Given ease of use and large effect sizes, this evidence supports the routine focus on eating nutrient dense food and in some cases, additional micronutrients by disaster survivors as part of governmental response.

But the road to assisting these survivors wasn’t simple. In the New Zealand Medical Journal last year, we described how, after the mosque attacks, we faced huge difficulties in disseminating our earthquake and flood research, and the barriers that largely prevented it being translated into practice. We observed an inflexible health system unable to implement evidence-based research, and ethics committees unable to respond quickly in order to facilitate research in the immediate disaster aftermath, when distress and stress is at its height.

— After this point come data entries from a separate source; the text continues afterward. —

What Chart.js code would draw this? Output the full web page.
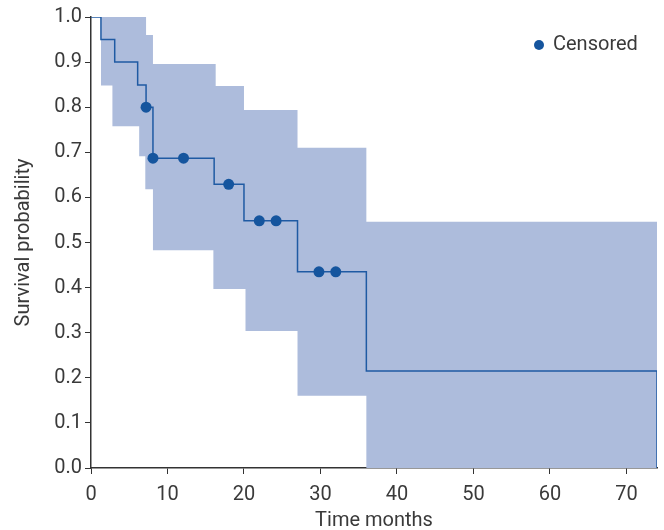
<!DOCTYPE html>
<html>
<head>
<meta charset="utf-8">
<script src="https://cdn.jsdelivr.net/npm/chart.js@4"></script>
<style>
  html, body { margin: 0; padding: 0; background: #fff; }
  #wrap { width: 664px; height: 530px; }
</style>
</head>
<body>
<div id="wrap"><canvas id="kmChart"></canvas></div>
<script>
// Kaplan-Meier estimate (step values hold from each time until the next)
const kmTimes = [0, 1.3, 3.1, 6.1, 7.2, 8.1, 16.1, 20.0, 27.0, 36.0, 74.0, 74.0];
const kmSurv  = [1.0, 0.95, 0.90, 0.849, 0.80, 0.687, 0.629, 0.548, 0.435, 0.215, 0.215, 0.0];

// censored observations
const censTimes = [7.2, 8.1, 12.1, 18.0, 22.0, 24.2, 29.8, 32.0];
const censSurv  = [0.80, 0.687, 0.687, 0.629, 0.548, 0.548, 0.435, 0.435];

// 95% confidence band
const bandTimes = [1.3, 2.8, 6.3, 7.1, 7.2, 8.1, 16.0, 16.3, 20.0, 20.2, 27.0, 36.0, 74.0];
const bandUpper = [1.0, 1.0, 1.0, 1.0, 0.96, 0.896, 0.896, 0.847, 0.794, 0.794, 0.710, 0.546, 0.546];
const bandLower = [0.848, 0.758, 0.691, 0.618, 0.618, 0.483, 0.397, 0.397, 0.397, 0.304, 0.160, 0.0, 0.0];

const xTicks = [0, 10, 20, 30, 40, 50, 60, 70];
const yTicks = ['0.0', '0.1', '0.2', '0.3', '0.4', '0.5', '0.6', '0.7', '0.8', '0.9', '1.0'];

const pts = (xs, ys) => xs.map((x, i) => ({ x: x, y: ys[i] }));

const lineBlue = '#1f5aa3';
const dotBlue = '#15559e';
const bandBlue = '#adbcdc';
const txt = '#3a3a3a';
const axisCol = '#333333';
const font = { family: 'Roboto', size: 20 };

// legend drawn inside the plot, top right
const cornerLegend = {
  id: 'cornerLegend',
  afterDraw(chart) {
    const c = chart.ctx;
    const area = chart.chartArea;
    const ds = chart.data.datasets[0];
    const y = area.top + 28;
    const tx = area.right - 104;
    c.save();
    c.fillStyle = ds.backgroundColor;
    c.beginPath();
    c.arc(tx - 14, y, 5, 0, Math.PI * 2);
    c.fill();
    c.fillStyle = txt;
    c.font = font.size + 'px ' + font.family;
    c.textBaseline = 'middle';
    c.textAlign = 'left';
    c.fillText(ds.label, tx, y);
    c.restore();
  }
};

const ctx = document.getElementById('kmChart').getContext('2d');
new Chart(ctx, {
  type: 'line',
  data: {
    datasets: [
      {
        label: 'Censored',
        data: pts(censTimes, censSurv),
        showLine: false,
        pointRadius: 5.5,
        pointHoverRadius: 5.5,
        pointStyle: 'circle',
        backgroundColor: dotBlue,
        borderColor: dotBlue,
        borderWidth: 0,
        order: 0
      },
      {
        label: 'KM',
        data: pts(kmTimes, kmSurv),
        stepped: 'before',
        borderColor: lineBlue,
        borderWidth: 1.5,
        pointRadius: 0,
        fill: false,
        order: 1
      },
      {
        label: 'upper',
        data: pts(bandTimes, bandUpper),
        stepped: 'before',
        borderWidth: 0,
        borderColor: 'rgba(0,0,0,0)',
        pointRadius: 0,
        backgroundColor: bandBlue,
        fill: '+1',
        order: 2
      },
      {
        label: 'lower',
        data: pts(bandTimes, bandLower),
        stepped: 'before',
        borderWidth: 0,
        borderColor: 'rgba(0,0,0,0)',
        pointRadius: 0,
        fill: false,
        order: 3
      }
    ]
  },
  plugins: [cornerLegend],
  options: {
    responsive: true,
    maintainAspectRatio: false,
    animation: false,
    layout: { padding: { top: 17, right: 7, left: 0, bottom: 0 } },
    plugins: {
      tooltip: { enabled: false },
      legend: { display: false }
    },
    scales: {
      x: {
        type: 'linear',
        min: 0,
        max: 74,
        afterFit: (s) => { s.height = 62; },
        border: { color: axisCol, width: 1.5 },
        grid: { drawOnChartArea: false, drawTicks: true, tickLength: 6, color: axisCol },
        ticks: {
          stepSize: 10,
          includeBounds: false,
          color: txt,
          font: font,
          padding: 9,
          maxRotation: 0,
          callback: (v) => xTicks.includes(v) ? String(v) : ''
        },
        title: { display: true, text: 'Time months', color: txt, font: font, padding: { top: 0, bottom: -3 } }
      },
      y: {
        type: 'linear',
        min: 0,
        max: 1,
        afterFit: (s) => { s.width = 91; },
        border: { color: axisCol, width: 1.5 },
        grid: { drawOnChartArea: false, drawTicks: true, tickLength: 6, color: axisCol },
        ticks: {
          stepSize: 0.1,
          color: txt,
          font: font,
          padding: 3,
          callback: (v) => yTicks[Math.round(v * 10)]
        },
        title: { display: true, text: 'Survival probability', color: txt, font: font, padding: { top: 12, bottom: 4 } }
      }
    }
  }
});
</script>
</body>
</html>
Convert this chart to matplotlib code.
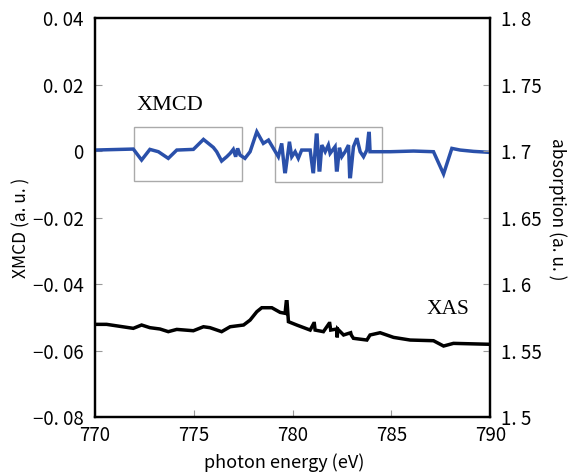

Now with these clinical observations showing how easy it is to implement and that the effects are similar to controlled research, leaders can now have the confidence this will be an impactful intervention that will help many. We urge the leaders of our health system to respond to scientific evidence and prepare to translate it into practice after the following disaster. This will benefit everybody – those directly affected, the wider community, health personnel and other services, and the taxpayers and governments who must fund aftermath services.


Julia Rucklidge is a Professor of Clinical Psychology in UC’s School of Psychology, Speech and Hearing and the Director of Te Puna Toiora: Mental Health and Nutrition Research Lab.